Set down, exactly as written, the lines from the top of the data to the line that holds "ax = fig.add_axes([0.1456, 0.088, 0.8544, 0.849])", and omit the pictures.
----- DATASET ENTRIES
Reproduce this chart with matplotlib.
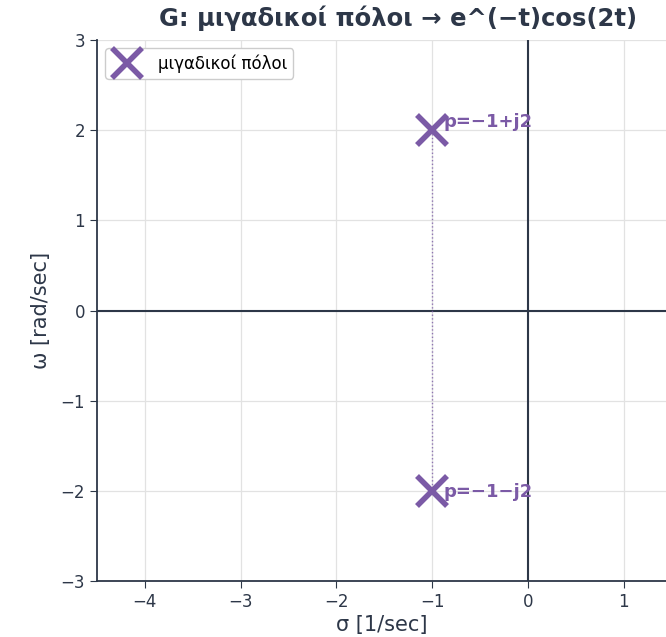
import matplotlib
matplotlib.use("Agg")
import matplotlib.pyplot as plt

# Poles of G: complex-conjugate pair
pole_re = [-1.0, -1.0]
pole_im = [2.0, -2.0]
pole_labels = ["p=−1+j2", "p=−1−j2"]

x_ticks = [-4, -3, -2, -1, 0, 1]
y_ticks = [-3, -2, -1, 0, 1, 2, 3]

purple = "#7b5aa6"
dark = "#2d3748"

plt.rcParams["font.family"] = ["DejaVu Sans"]

fig = plt.figure(figsize=(6.66, 6.37), dpi=100)
ax = fig.add_axes([0.1456, 0.088, 0.8544, 0.849])

ax.grid(True, color="#e2e2e2", linewidth=0.9)
ax.set_axisbelow(True)

ax.axhline(0, color=dark, linewidth=1.5, zorder=1)
ax.axvline(0, color=dark, linewidth=1.5, zorder=1)

# dotted guide joining the conjugate pair
ax.plot([pole_re[0], pole_re[1]], [pole_im[0], pole_im[1]], linestyle=":",
        color=purple, linewidth=1.0, alpha=0.8, zorder=2)

ax.plot(pole_re, pole_im, linestyle="none", marker="x", markersize=21,
        markeredgewidth=4, color=purple, label="μιγαδικοί πόλοι", zorder=3)

offsets = [(8, 6), (8, -1)]
for xr, yi, lab, off in zip(pole_re, pole_im, pole_labels, offsets):
    ax.annotate(lab, (xr, yi), xytext=off, textcoords="offset points",
                fontsize=13, fontweight="bold", color=purple,
                ha="left", va="center")

ax.set_xlim(-4.5, 1.44)
ax.set_ylim(-3, 3)
ax.set_xticks(x_ticks)
ax.set_yticks(y_ticks)
ax.tick_params(labelsize=12, colors=dark, length=5)

for side in ("top", "right"):
    ax.spines[side].set_visible(False)
for side in ("left", "bottom"):
    ax.spines[side].set_color(dark)
    ax.spines[side].set_linewidth(1.3)

ax.set_xlabel("σ [1/sec]", fontsize=15, color=dark, labelpad=3)
ax.set_ylabel("ω [rad/sec]", fontsize=15, color=dark, labelpad=7)
title = ax.set_title("G: μιγαδικοί πόλοι → e^(−t)cos(2t)", fontsize=17.5,
                     fontweight="bold", color=dark, pad=10)
title.set_x(0.53)

leg = ax.legend(loc="upper left", fontsize=12, framealpha=1,
                borderpad=0.35, handlelength=1.9, handletextpad=0.9)
leg.get_frame().set_edgecolor("#cccccc")

fig.savefig("out.png", dpi=100)
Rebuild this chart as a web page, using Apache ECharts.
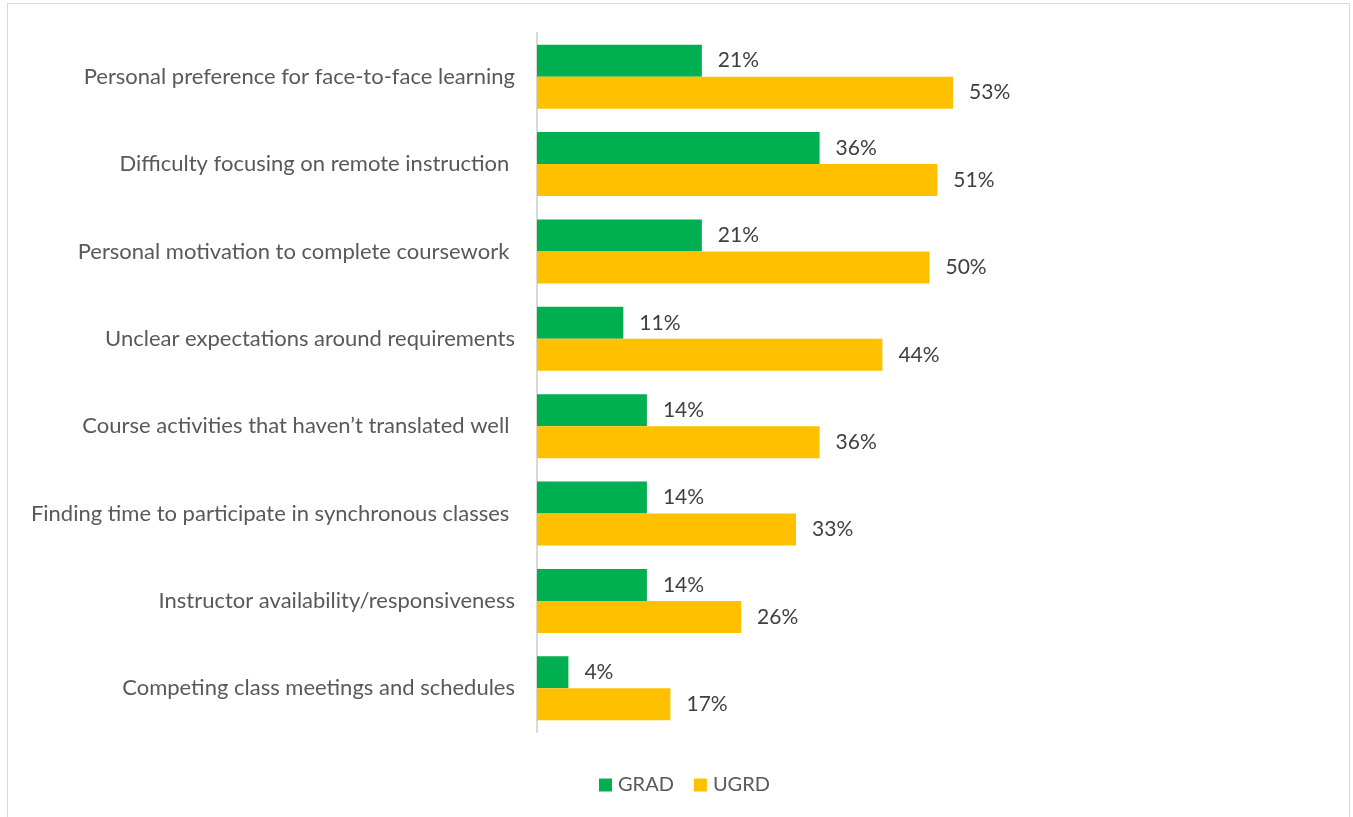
<!DOCTYPE html>
<html>
<head>
<meta charset="utf-8">
<script src="https://cdn.jsdelivr.net/npm/echarts@6/dist/echarts.min.js"></script>
<style>
  html, body { margin: 0; padding: 0; background: #fff; }
  #frame { position: absolute; left: 7px; top: 3px; width: 1343px; height: 830px; border: 1px solid #d9d9d9; box-sizing: border-box; }
  #chart { width: 1353px; height: 817px; }
</style>
</head>
<body>
<div id="frame"></div>
<div id="chart"></div>
<script>
// Reasons reported as challenges, share of respondents (%)
const categories = [
  'Personal preference for face-to-face learning',
  'Difficulty focusing on remote instruction ',
  'Personal motivation to complete coursework ',
  'Unclear expectations around requirements',
  'Course activities that haven\u2019t translated well ',
  'Finding time to participate in synchronous classes ',
  'Instructor availability/responsiveness',
  'Competing class meetings and schedules'
];
const gradValues = [21, 36, 21, 11, 14, 14, 14, 4];
const ugrdValues = [53, 51, 50, 44, 36, 33, 26, 17];

const FONT = 'Lato, "Open Sans", sans-serif';
const chart = echarts.init(document.getElementById('chart'), null, { renderer: 'canvas' });

const labelStyle = {
  show: true,
  position: 'right',
  distance: 16,
  color: '#404040',
  fontFamily: FONT,
  fontSize: 21,
  formatter: p => p.value + '%'
};

chart.setOption({
  animation: false,
  backgroundColor: 'transparent',
  grid: { left: 537, right: 345, top: 33, bottom: 85, containLabel: false },
  legend: {
    data: ['GRAD', 'UGRD'],
    bottom: 22,
    left: 599,
    padding: 0,
    icon: 'rect',
    itemWidth: 13,
    itemHeight: 13,
    itemGap: 20,
    textStyle: { color: '#595959', fontFamily: FONT, fontSize: 20, padding: [0, 0, 0, 1] }
  },
  xAxis: {
    type: 'value',
    min: 0,
    max: 60,
    show: false
  },
  yAxis: {
    type: 'category',
    inverse: true,
    data: categories,
    axisLine: { show: true, lineStyle: { color: '#d9d9d9', width: 2 } },
    axisTick: { show: false },
    axisLabel: { color: '#595959', fontFamily: FONT, fontSize: 22, margin: 22 }
  },
  series: [
    {
      name: 'GRAD',
      type: 'bar',
      data: gradValues,
      itemStyle: { color: '#00b050' },
      barGap: '0%',
      barCategoryGap: '26.7%',
      label: labelStyle
    },
    {
      name: 'UGRD',
      type: 'bar',
      data: ugrdValues,
      itemStyle: { color: '#ffc000' },
      label: labelStyle
    }
  ]
});
</script>
</body>
</html>
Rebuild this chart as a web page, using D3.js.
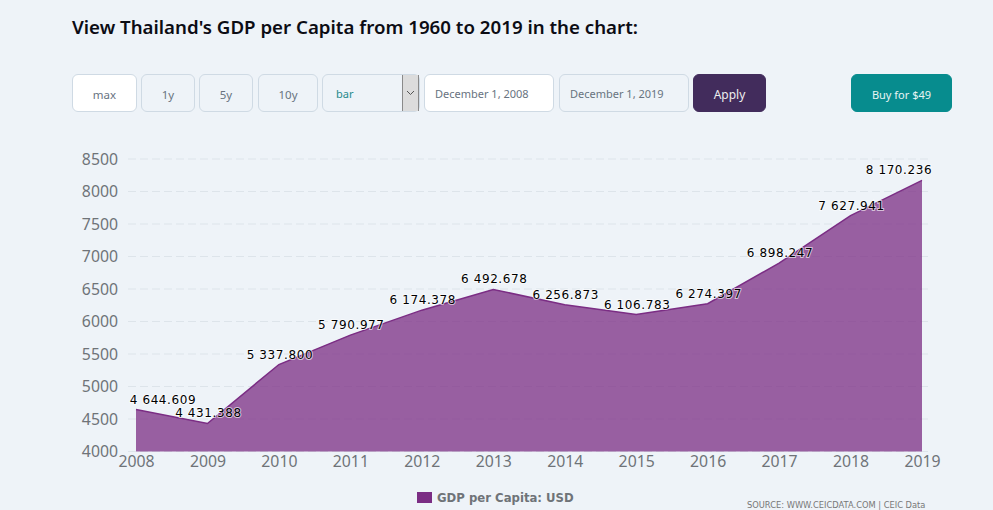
<!DOCTYPE html>
<html>
<head>
<meta charset="utf-8">
<script src="https://cdn.jsdelivr.net/npm/d3@7"></script>
<style>
  html, body { margin: 0; padding: 0; background: #eef3f8; overflow: hidden; }
  body { width: 993px; height: 510px; position: relative; font-family: "Noto Sans", sans-serif; }
  h1 { position: absolute; left: 72px; top: 13px; margin: 0; font-size: 18.7px; line-height: 28px; font-weight: 600; color: #0c0c14; white-space: nowrap; }
  .ctl { position: absolute; top: 74px; height: 38px; box-sizing: border-box; border: 1px solid #cfdae4; border-radius: 6px; font-size: 11.5px; line-height: 39px; color: #68737f; text-align: center; }
  .white { background: #fff; }
  .left { text-align: left; padding-left: 10px; line-height: 38px; font-size: 11px; }
  .arrow { position: absolute; right: 0; top: 0; width: 17px; height: 36px; background: #dcdcdc; border-left: 1px solid #8a8a8a; border-right: 1px solid #8a8a8a; box-sizing: border-box; }
  svg { position: absolute; left: 0; top: 0; }
</style>
</head>
<body>
<h1>View Thailand's GDP per Capita from 1960 to 2019 in the chart:</h1>
<div class="ctl white" style="left:72px;width:65px">max</div>
<div class="ctl" style="left:141px;width:54px">1y</div>
<div class="ctl" style="left:199px;width:54px">5y</div>
<div class="ctl" style="left:258px;width:60px">10y</div>
<div class="ctl left" style="left:322px;width:98px;color:#1f8a8c;padding-left:13px">bar<div class="arrow"><svg width="15" height="36"><path d="M4 16l3.500 3.500l3.500-3.500" fill="none" stroke="#555"/></svg></div></div>
<div class="ctl white left" style="left:424px;width:130px">December 1, 2008</div>
<div class="ctl left" style="left:559px;width:130px">December 1, 2019</div>
<div class="ctl" style="left:693px;width:73px;background:#422c5c;border-color:#422c5c;color:#eee;font-size:12px">Apply</div>
<div class="ctl" style="left:851px;width:101px;background:#078c8e;border-color:#078c8e;color:#e8f4f4;font-size:11px">Buy for $49</div>
<svg id="chart" width="993" height="510"></svg>
<script>
const years = [2008, 2009, 2010, 2011, 2012, 2013, 2014, 2015, 2016, 2017, 2018, 2019];
const gdp = [4644.609, 4431.388, 5337.8, 5790.977, 6174.378, 6492.678, 6256.873, 6106.783, 6274.397, 6898.247, 7627.941, 8170.236];
const yTicks = [4000, 4500, 5000, 5500, 6000, 6500, 7000, 7500, 8000, 8500];
const seriesName = "GDP per Capita: USD";
const sourceText = "SOURCE: WWW.CEICDATA.COM | CEIC Data";

const svg = d3.select("#chart");
const x = d3.scaleLinear().domain([2008, 2019]).range([136, 922]);
const y = d3.scaleLinear().domain([4000, 8500]).range([451.5, 159]);

// Grid lines
svg.selectAll(".grid")
  .data(yTicks)
  .enter()
  .append("line")
  .attr("x1", 128)
  .attr("x2", 931)
  .attr("y1", (d) => y(d))
  .attr("y2", (d) => y(d))
  .attr("stroke", "#dde4ea")
  .attr("stroke-dasharray", "8,4");

// Area and its top line
const points = years.map((year, i) => ({ year, value: gdp[i] }));
const area = d3.area().x((d) => x(d.year)).y0(y(4000)).y1((d) => y(d.value));
const line = d3.line().x((d) => x(d.year)).y((d) => y(d.value));
svg.append("path").attr("d", area(points)).attr("fill", "#7b2d84").attr("fill-opacity", 0.75);
svg.append("path").attr("d", line(points)).attr("fill", "none").attr("stroke", "#7b2d84").attr("stroke-width", 1.5);

// Axes
const yAxis = svg.append("g")
  .attr("transform", "translate(118,0)")
  .call(d3.axisLeft(y).tickValues(yTicks).tickFormat(d3.format("d")).tickSize(0).tickPadding(0));
const xAxis = svg.append("g")
  .attr("transform", "translate(0,451)")
  .call(d3.axisBottom(x).tickValues(years).tickFormat(d3.format("d")).tickSize(0).tickPadding(5));
[yAxis, xAxis].forEach((axis) => {
  axis.select(".domain").remove();
  axis.selectAll("text")
    .attr("fill", "#6f7378")
    .style("font-family", "'Noto Sans', sans-serif")
    .style("font-size", "15.8px");
});

// Value labels
const labels = svg.selectAll(".value")
  .data(points)
  .enter()
  .append("text")
  .attr("class", "value")
  .attr("x", (d) => x(d.year) + (d.year === 2008 ? 27 : d.year === 2019 ? -23 : 1))
  .attr("y", (d) => y(d.value) - 6)
  .attr("text-anchor", "middle")
  .attr("fill", "#000")
  .attr("stroke", "#fff")
  .attr("stroke-width", 2)
  .attr("stroke-opacity", 0.6)
  .attr("paint-order", "stroke")
  .style("font-family", "'DejaVu Sans', sans-serif")
  .style("font-size", "12px")
  .style("letter-spacing", "0.6px")
  .text((d) => d3.format(".3f")(d.value).replace(/^(\d)(\d{3})/, "$1 $2"));

// Legend
svg.append("rect").attr("x", 417).attr("y", 492).attr("width", 15).attr("height", 11).attr("fill", "#7b2d84");
svg.append("text")
  .attr("x", 437)
  .attr("y", 502)
  .attr("fill", "#6f7378")
  .style("font-family", "'DejaVu Sans', sans-serif")
  .style("font-size", "11.7px")
  .style("font-weight", "bold")
  .text(seriesName);

// Source line
svg.append("text")
  .attr("x", 747)
  .attr("y", 508)
  .attr("fill", "#777")
  .style("font-family", "'DejaVu Sans', sans-serif")
  .style("font-size", "8.3px")
  .text(sourceText);
</script>
</body>
</html>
----------
CORRECT ANSWER:
Reproduce this chart with matplotlib.
import matplotlib
matplotlib.use("Agg")
import matplotlib.pyplot as plt

# Poles of G: complex-conjugate pair
pole_re = [-1.0, -1.0]
pole_im = [2.0, -2.0]
pole_labels = ["p=−1+j2", "p=−1−j2"]

x_ticks = [-4, -3, -2, -1, 0, 1]
y_ticks = [-3, -2, -1, 0, 1, 2, 3]

purple = "#7b5aa6"
dark = "#2d3748"

plt.rcParams["font.family"] = ["DejaVu Sans"]

fig = plt.figure(figsize=(6.66, 6.37), dpi=100)
ax = fig.add_axes([0.1456, 0.088, 0.8544, 0.849])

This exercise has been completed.